- _EXERCISE TASK_:
Pull every line containing "with" from the entries.

- _DATA SUPPLIED_:

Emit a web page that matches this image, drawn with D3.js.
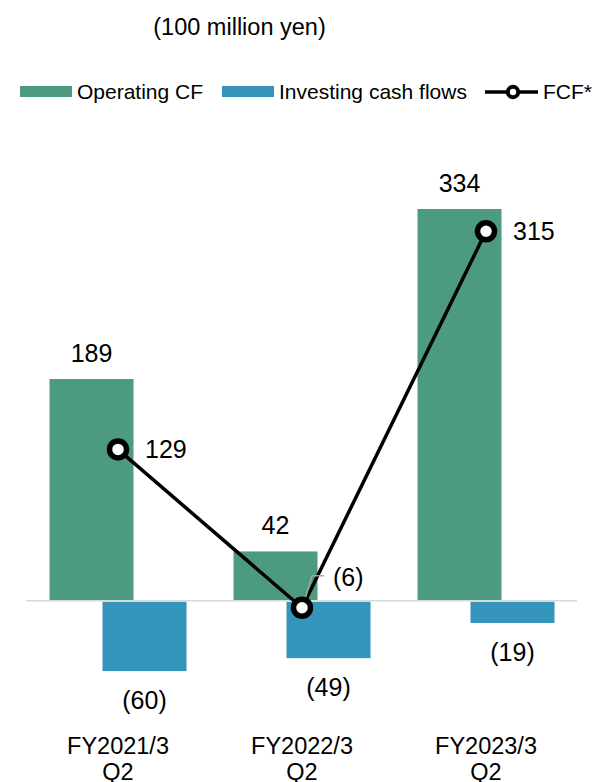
* * *
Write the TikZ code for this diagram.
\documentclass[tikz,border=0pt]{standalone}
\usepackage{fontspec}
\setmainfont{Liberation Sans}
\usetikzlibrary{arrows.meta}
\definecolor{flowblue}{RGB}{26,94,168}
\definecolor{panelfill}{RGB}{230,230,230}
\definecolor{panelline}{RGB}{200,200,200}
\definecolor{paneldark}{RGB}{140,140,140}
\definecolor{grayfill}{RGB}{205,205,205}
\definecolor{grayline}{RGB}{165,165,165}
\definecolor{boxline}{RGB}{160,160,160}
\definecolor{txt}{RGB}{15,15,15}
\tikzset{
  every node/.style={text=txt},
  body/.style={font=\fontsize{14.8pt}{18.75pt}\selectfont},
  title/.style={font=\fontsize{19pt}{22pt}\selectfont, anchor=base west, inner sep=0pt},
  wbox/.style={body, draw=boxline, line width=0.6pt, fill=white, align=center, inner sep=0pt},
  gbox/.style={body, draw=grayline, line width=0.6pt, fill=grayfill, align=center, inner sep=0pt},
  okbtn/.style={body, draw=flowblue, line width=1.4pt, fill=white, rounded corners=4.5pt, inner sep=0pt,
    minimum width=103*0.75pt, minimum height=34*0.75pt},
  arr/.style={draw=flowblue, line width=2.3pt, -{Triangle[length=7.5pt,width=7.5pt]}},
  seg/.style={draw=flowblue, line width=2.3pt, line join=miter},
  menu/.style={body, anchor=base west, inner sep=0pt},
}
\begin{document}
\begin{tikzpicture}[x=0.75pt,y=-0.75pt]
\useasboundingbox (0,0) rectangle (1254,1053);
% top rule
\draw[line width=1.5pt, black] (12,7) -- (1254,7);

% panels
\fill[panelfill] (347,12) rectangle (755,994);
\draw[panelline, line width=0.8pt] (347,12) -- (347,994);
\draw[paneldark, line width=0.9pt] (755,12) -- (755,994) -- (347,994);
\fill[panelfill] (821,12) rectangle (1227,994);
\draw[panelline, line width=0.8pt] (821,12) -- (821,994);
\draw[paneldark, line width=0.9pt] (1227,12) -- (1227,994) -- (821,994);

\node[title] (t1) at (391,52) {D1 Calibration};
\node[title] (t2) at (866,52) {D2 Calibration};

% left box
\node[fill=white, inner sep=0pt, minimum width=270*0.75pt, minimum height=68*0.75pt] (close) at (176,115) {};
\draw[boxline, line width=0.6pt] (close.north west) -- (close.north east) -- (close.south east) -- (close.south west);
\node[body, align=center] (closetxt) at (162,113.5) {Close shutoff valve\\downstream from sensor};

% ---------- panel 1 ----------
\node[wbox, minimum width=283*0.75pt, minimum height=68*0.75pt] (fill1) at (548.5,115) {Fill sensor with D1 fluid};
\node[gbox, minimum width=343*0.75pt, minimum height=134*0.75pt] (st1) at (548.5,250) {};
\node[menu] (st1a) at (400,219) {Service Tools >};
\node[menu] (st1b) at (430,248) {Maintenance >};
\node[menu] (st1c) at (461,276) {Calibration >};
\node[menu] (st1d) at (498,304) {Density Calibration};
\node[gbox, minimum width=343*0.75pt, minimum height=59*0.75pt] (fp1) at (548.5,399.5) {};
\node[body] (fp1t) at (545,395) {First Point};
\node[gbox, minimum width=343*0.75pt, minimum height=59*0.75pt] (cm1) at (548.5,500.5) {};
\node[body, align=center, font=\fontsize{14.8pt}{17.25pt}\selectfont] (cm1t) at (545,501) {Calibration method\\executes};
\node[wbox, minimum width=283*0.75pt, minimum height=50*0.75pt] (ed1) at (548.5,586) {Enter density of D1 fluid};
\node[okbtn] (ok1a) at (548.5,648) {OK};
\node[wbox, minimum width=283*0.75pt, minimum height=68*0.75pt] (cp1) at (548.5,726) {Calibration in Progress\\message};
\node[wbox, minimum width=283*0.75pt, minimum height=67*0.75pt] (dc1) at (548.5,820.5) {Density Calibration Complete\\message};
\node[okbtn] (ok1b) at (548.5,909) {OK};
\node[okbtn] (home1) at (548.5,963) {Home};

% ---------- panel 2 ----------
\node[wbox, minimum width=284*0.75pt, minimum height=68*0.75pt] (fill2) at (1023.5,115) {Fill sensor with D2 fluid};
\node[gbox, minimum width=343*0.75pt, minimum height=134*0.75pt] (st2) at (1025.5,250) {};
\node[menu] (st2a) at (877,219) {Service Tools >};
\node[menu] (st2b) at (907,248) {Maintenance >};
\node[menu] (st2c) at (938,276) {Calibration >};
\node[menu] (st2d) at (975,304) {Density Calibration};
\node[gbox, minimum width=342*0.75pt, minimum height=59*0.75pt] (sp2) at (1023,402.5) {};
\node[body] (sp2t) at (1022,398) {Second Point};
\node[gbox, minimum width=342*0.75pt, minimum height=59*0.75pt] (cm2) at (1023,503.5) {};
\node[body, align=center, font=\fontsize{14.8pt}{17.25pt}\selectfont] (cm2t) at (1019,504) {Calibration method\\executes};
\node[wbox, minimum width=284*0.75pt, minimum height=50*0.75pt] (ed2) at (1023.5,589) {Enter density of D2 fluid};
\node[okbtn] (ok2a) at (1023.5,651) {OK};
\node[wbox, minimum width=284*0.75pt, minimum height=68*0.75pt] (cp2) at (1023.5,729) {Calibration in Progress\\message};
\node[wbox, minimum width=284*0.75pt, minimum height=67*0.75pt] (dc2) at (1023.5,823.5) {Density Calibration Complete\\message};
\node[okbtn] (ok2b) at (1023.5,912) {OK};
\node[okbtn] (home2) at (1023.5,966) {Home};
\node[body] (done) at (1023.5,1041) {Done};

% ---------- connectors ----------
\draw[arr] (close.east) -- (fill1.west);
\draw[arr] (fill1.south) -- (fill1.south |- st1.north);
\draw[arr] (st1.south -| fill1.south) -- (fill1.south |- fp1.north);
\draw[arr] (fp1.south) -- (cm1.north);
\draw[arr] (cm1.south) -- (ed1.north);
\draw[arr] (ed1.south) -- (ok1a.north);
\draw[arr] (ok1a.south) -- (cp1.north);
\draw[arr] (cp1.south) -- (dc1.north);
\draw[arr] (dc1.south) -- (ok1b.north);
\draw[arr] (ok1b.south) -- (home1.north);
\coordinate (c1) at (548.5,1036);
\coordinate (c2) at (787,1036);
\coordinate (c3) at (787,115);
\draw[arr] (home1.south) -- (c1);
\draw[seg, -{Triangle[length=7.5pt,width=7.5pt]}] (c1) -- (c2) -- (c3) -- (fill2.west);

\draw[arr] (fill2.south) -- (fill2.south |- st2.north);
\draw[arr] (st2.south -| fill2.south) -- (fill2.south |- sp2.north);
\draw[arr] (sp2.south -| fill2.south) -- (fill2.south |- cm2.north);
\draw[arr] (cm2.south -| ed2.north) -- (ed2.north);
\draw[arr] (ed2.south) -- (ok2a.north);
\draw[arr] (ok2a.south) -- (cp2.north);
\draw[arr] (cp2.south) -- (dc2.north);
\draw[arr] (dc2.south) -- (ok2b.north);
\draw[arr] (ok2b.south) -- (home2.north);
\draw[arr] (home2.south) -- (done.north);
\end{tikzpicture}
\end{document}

- _RESULT OF THIS TASK_:
Emit a web page that matches this image, drawn with D3.js.
\node[wbox, minimum width=283*0.75pt, minimum height=68*0.75pt] (fill1) at (548.5,115) {Fill sensor with D1 fluid};
\node[wbox, minimum width=284*0.75pt, minimum height=68*0.75pt] (fill2) at (1023.5,115) {Fill sensor with D2 fluid};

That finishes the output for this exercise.